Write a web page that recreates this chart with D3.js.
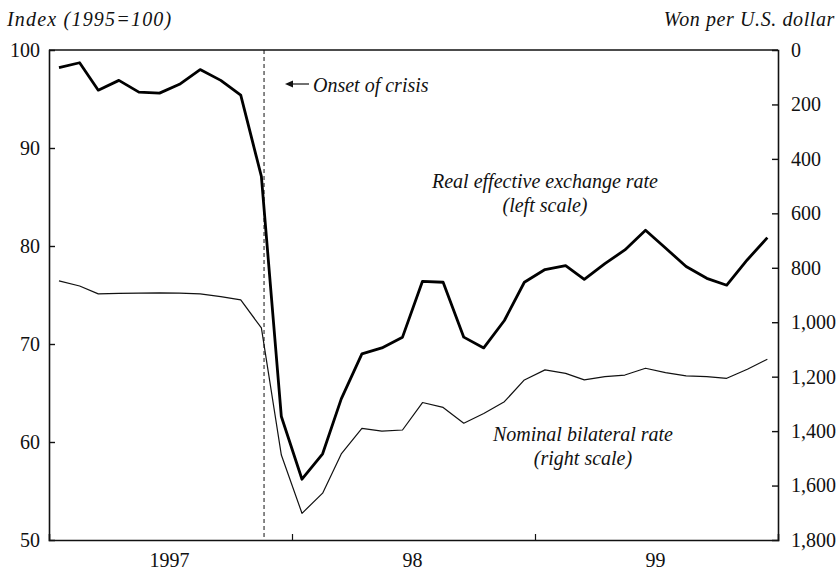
<!DOCTYPE html>
<html><head><meta charset="utf-8">
<script src="https://cdn.jsdelivr.net/npm/d3@7"></script>
<style>body{margin:0;background:#fff}svg{display:block}text{font-family:"Liberation Serif","DejaVu Serif",serif;fill:#111}</style>
</head><body><svg id="c" width="840" height="573"></svg>
<script>
const months = ["1997-01","1997-02","1997-03","1997-04","1997-05","1997-06","1997-07","1997-08","1997-09","1997-10","1997-11","1997-12",
"1998-01","1998-02","1998-03","1998-04","1998-05","1998-06","1998-07","1998-08","1998-09","1998-10","1998-11","1998-12",
"1999-01","1999-02","1999-03","1999-04","1999-05","1999-06","1999-07","1999-08","1999-09","1999-10","1999-11","1999-12"];
const reer = [98.2,98.7,95.9,96.9,95.7,95.6,96.5,98.0,96.9,95.4,87.1,62.6,
56.2,58.8,64.4,69.0,69.6,70.7,76.4,76.3,70.7,69.6,72.4,76.3,
77.6,78.0,76.6,78.2,79.6,81.6,79.8,77.9,76.7,76.0,78.6,80.85];
const nominal = [848,867,896,894,893,892,893,896,906,918,1021,1488,
1702,1628,1484,1390,1400,1396,1295,1313,1371,1335,1292,1212,
1175,1188,1212,1200,1194,1169,1185,1197,1200,1206,1173,1136];
const leftTicks = [50,60,70,80,90,100];
const rightTicks = [0,200,400,600,800,1000,1200,1400,1600,1800];
const yearLabels = [{year:1997,label:"1997"},{year:1998,label:"98"},{year:1999,label:"99"}];
const crisisDate = "1997-11-20";

const svg = d3.select("#c");
const L=49, R=778, T=50, B=540;
const parseM = d3.timeParse("%Y-%m");
const mid = s => { const d = parseM(s); return new Date(d.getFullYear(), d.getMonth(), 16); };
const x = d3.scaleTime().domain([new Date(1997,0,1), new Date(2000,0,1)]).range([L,R]);
const yL = d3.scaleLinear().domain([50,100]).range([B,T]);
const yR = d3.scaleLinear().domain([0,1800]).range([T,B]);

const g = svg.append("g");
g.append("line").attr("x1",L).attr("x2",R).attr("y1",T).attr("y2",T).attr("stroke","#111").attr("stroke-width",1.5);

const axL = g.append("g").attr("transform",`translate(${L},0)`)
  .call(d3.axisLeft(yL).tickValues(leftTicks).tickSize(-6).tickPadding(9));
const axR = g.append("g").attr("transform",`translate(${R},0)`)
  .call(d3.axisRight(yR).tickValues(rightTicks).tickSize(-6).tickPadding(13).tickFormat(d3.format(",")));
const axB = g.append("g").attr("transform",`translate(0,${B})`)
  .call(d3.axisBottom(x).tickValues([new Date(1998,0,1), new Date(1999,0,1)]).tickSize(-6).tickFormat(""));
[axL,axR,axB].forEach(a=>{
  a.attr("font-family",null).attr("font-size",null);
  a.select(".domain").attr("stroke","#111").attr("stroke-width",1.6);
  a.selectAll(".tick line").attr("stroke","#111").attr("stroke-width",1.4);
  a.selectAll(".tick text").style("font-size","20px").attr("fill","#111");
});
axL.selectAll(".tick").filter(d=>d===50||d===100).select("line").remove();
axR.selectAll(".tick").filter(d=>d===0||d===1800).select("line").remove();
axB.selectAll(".tick line").attr("stroke-width",1.2);

g.selectAll(".yl").data(yearLabels).enter().append("text")
  .attr("x",d=>x(new Date(d.year,6,1))).attr("y",567).attr("text-anchor","middle")
  .style("font-size","20px").text(d=>d.label);

const cx = x(d3.timeParse("%Y-%m-%d")(crisisDate));
g.append("line").attr("x1",cx).attr("x2",cx).attr("y1",T).attr("y2",B)
  .attr("stroke","#111").attr("stroke-width",1).attr("stroke-dasharray","4,3");

const lineL = d3.line().x((d,i)=>x(mid(months[i]))).y(d=>yL(d));
const lineR = d3.line().x((d,i)=>x(mid(months[i]))).y(d=>yR(d));
g.append("path").datum(nominal).attr("d",lineR).attr("fill","none").attr("stroke","#111").attr("stroke-width",1.2).attr("stroke-linejoin","round");
g.append("path").datum(reer).attr("d",lineL).attr("fill","none").attr("stroke","#000").attr("stroke-width",2.8).attr("stroke-linejoin","round");

const it = (t,xx,yy,anchor,ls)=>svg.append("text").attr("x",xx).attr("y",yy).attr("text-anchor",anchor||"start")
  .style("font-size","20px").style("font-style","italic").style("letter-spacing",ls||"0px").text(t);
it("Index (1995=100)",7,26,"start","1.2px");
it("Won per U.S. dollar",835,26,"end","0.6px");
it("Onset of crisis",313,92);
svg.append("line").attr("x1",309).attr("x2",291).attr("y1",84).attr("y2",84).attr("stroke","#111").attr("stroke-width",1.2);
svg.append("path").attr("d","M285,84 L293,80.5 L293,87.5 Z").attr("fill","#111");
it("Real effective exchange rate",545,188,"middle");
it("(left scale)",545,212,"middle");
it("Nominal bilateral rate",583,441,"middle");
it("(right scale)",583,465,"middle");
</script></body></html>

▶ What is expected
Copy the listing over exactly, skipping the pictures it holds.

▶ Solved problem
Write a web page that recreates this chart with D3.js.
<!DOCTYPE html>
<html><head><meta charset="utf-8">
<script src="https://cdn.jsdelivr.net/npm/d3@7"></script>
<style>body{margin:0;background:#fff}svg{display:block}text{font-family:"Liberation Serif","DejaVu Serif",serif;fill:#111}</style>
</head><body><svg id="c" width="840" height="573"></svg>
<script>
const months = ["1997-01","1997-02","1997-03","1997-04","1997-05","1997-06","1997-07","1997-08","1997-09","1997-10","1997-11","1997-12",
"1998-01","1998-02","1998-03","1998-04","1998-05","1998-06","1998-07","1998-08","1998-09","1998-10","1998-11","1998-12",
"1999-01","1999-02","1999-03","1999-04","1999-05","1999-06","1999-07","1999-08","1999-09","1999-10","1999-11","1999-12"];
const reer = [98.2,98.7,95.9,96.9,95.7,95.6,96.5,98.0,96.9,95.4,87.1,62.6,
56.2,58.8,64.4,69.0,69.6,70.7,76.4,76.3,70.7,69.6,72.4,76.3,
77.6,78.0,76.6,78.2,79.6,81.6,79.8,77.9,76.7,76.0,78.6,80.85];
const nominal = [848,867,896,894,893,892,893,896,906,918,1021,1488,
1702,1628,1484,1390,1400,1396,1295,1313,1371,1335,1292,1212,
1175,1188,1212,1200,1194,1169,1185,1197,1200,1206,1173,1136];
const leftTicks = [50,60,70,80,90,100];
const rightTicks = [0,200,400,600,800,1000,1200,1400,1600,1800];
const yearLabels = [{year:1997,label:"1997"},{year:1998,label:"98"},{year:1999,label:"99"}];
const crisisDate = "1997-11-20";

const svg = d3.select("#c");
const L=49, R=778, T=50, B=540;
const parseM = d3.timeParse("%Y-%m");
const mid = s => { const d = parseM(s); return new Date(d.getFullYear(), d.getMonth(), 16); };
const x = d3.scaleTime().domain([new Date(1997,0,1), new Date(2000,0,1)]).range([L,R]);
const yL = d3.scaleLinear().domain([50,100]).range([B,T]);
const yR = d3.scaleLinear().domain([0,1800]).range([T,B]);

const g = svg.append("g");
g.append("line").attr("x1",L).attr("x2",R).attr("y1",T).attr("y2",T).attr("stroke","#111").attr("stroke-width",1.5);

const axL = g.append("g").attr("transform",`translate(${L},0)`)
  .call(d3.axisLeft(yL).tickValues(leftTicks).tickSize(-6).tickPadding(9));
const axR = g.append("g").attr("transform",`translate(${R},0)`)
  .call(d3.axisRight(yR).tickValues(rightTicks).tickSize(-6).tickPadding(13).tickFormat(d3.format(",")));
const axB = g.append("g").attr("transform",`translate(0,${B})`)
  .call(d3.axisBottom(x).tickValues([new Date(1998,0,1), new Date(1999,0,1)]).tickSize(-6).tickFormat(""));
[axL,axR,axB].forEach(a=>{
  a.attr("font-family",null).attr("font-size",null);
  a.select(".domain").attr("stroke","#111").attr("stroke-width",1.6);
  a.selectAll(".tick line").attr("stroke","#111").attr("stroke-width",1.4);
  a.selectAll(".tick text").style("font-size","20px").attr("fill","#111");
});
axL.selectAll(".tick").filter(d=>d===50||d===100).select("line").remove();
axR.selectAll(".tick").filter(d=>d===0||d===1800).select("line").remove();
axB.selectAll(".tick line").attr("stroke-width",1.2);

g.selectAll(".yl").data(yearLabels).enter().append("text")
  .attr("x",d=>x(new Date(d.year,6,1))).attr("y",567).attr("text-anchor","middle")
  .style("font-size","20px").text(d=>d.label);

const cx = x(d3.timeParse("%Y-%m-%d")(crisisDate));
g.append("line").attr("x1",cx).attr("x2",cx).attr("y1",T).attr("y2",B)
  .attr("stroke","#111").attr("stroke-width",1).attr("stroke-dasharray","4,3");

const lineL = d3.line().x((d,i)=>x(mid(months[i]))).y(d=>yL(d));
const lineR = d3.line().x((d,i)=>x(mid(months[i]))).y(d=>yR(d));
g.append("path").datum(nominal).attr("d",lineR).attr("fill","none").attr("stroke","#111").attr("stroke-width",1.2).attr("stroke-linejoin","round");
g.append("path").datum(reer).attr("d",lineL).attr("fill","none").attr("stroke","#000").attr("stroke-width",2.8).attr("stroke-linejoin","round");

const it = (t,xx,yy,anchor,ls)=>svg.append("text").attr("x",xx).attr("y",yy).attr("text-anchor",anchor||"start")
  .style("font-size","20px").style("font-style","italic").style("letter-spacing",ls||"0px").text(t);
it("Index (1995=100)",7,26,"start","1.2px");
it("Won per U.S. dollar",835,26,"end","0.6px");
it("Onset of crisis",313,92);
svg.append("line").attr("x1",309).attr("x2",291).attr("y1",84).attr("y2",84).attr("stroke","#111").attr("stroke-width",1.2);
svg.append("path").attr("d","M285,84 L293,80.5 L293,87.5 Z").attr("fill","#111");
it("Real effective exchange rate",545,188,"middle");
it("(left scale)",545,212,"middle");
it("Nominal bilateral rate",583,441,"middle");
it("(right scale)",583,465,"middle");
</script></body></html>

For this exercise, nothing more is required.